Introduction to ZeRO
ZeRO (Zero Redundancy Optimizer) is a memory optimization strategy that eliminates redundancy across GPUs, allowing for the training of larger models on the same hardware. In this article, we will explore how ZeRO works and its benefits.
Understanding ZeRO
ZeRO has three levels: ZeRO-1, ZeRO-2, and ZeRO-3. ZeRO-1 partitions only optimizer states, while ZeRO-2 partitions both optimizer states and gradients. ZeRO-3 partitions optimizer states, gradients, and model parameters.
Memory Problem in DDP
In Distributed Data Parallelism (DDP), every GPU holds a complete copy of the model parameters, gradients, and optimizer states.
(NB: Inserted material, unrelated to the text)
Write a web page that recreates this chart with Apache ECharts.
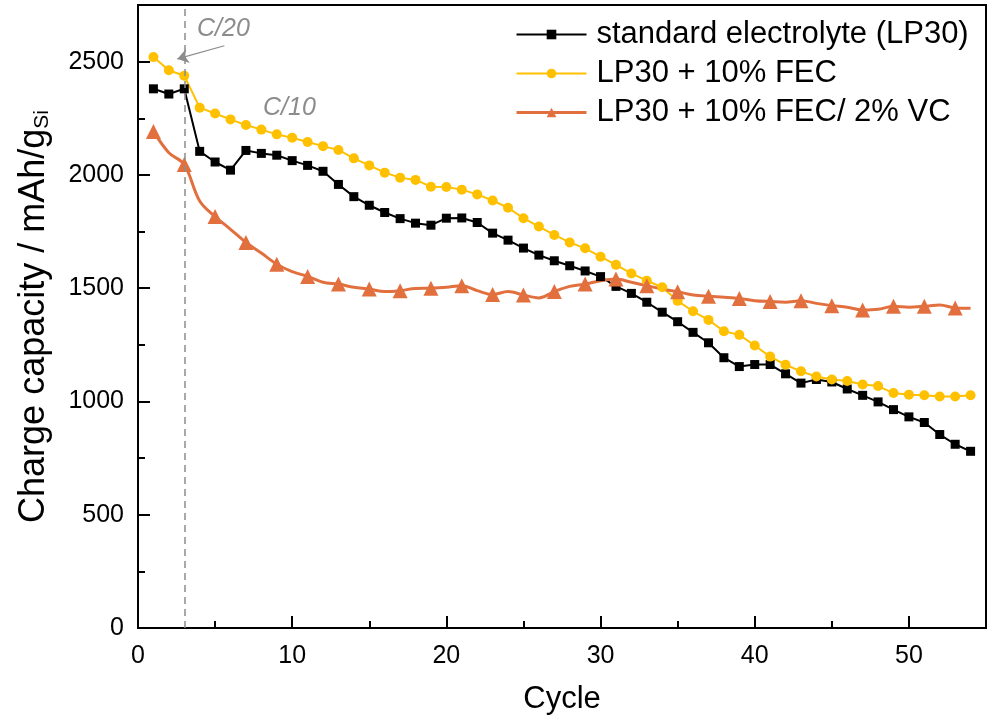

This redundancy becomes a significant waste of precious VRAM for large models.
For example, a 7B-parameter model using Adam and FP32 would require 112 GB of memory per GPU in DDP. ZeRO helps reduce this memory usage by partitioning the optimizer states, gradients, and model parameters across GPUs.
How ZeRO Works
Let’s take a look at how ZeRO-1 and ZeRO-2 work. In ZeRO-1, each GPU holds the full model parameters and gradients but only stores 1/N of the optimizer states. In ZeRO-2, both optimizer states and gradients are partitioned.
ZeRO-2 uses reduce-scatter to give each GPU only the gradients it needs, saving both memory and communication bandwidth. This results in significant memory savings, making it possible to train larger models on the same hardware.
Benefits of ZeRO
ZeRO offers several benefits, including reduced memory usage, improved scalability, and increased efficiency. By eliminating redundancy across GPUs, ZeRO enables the training of larger models, making it an essential tool for distributed AI.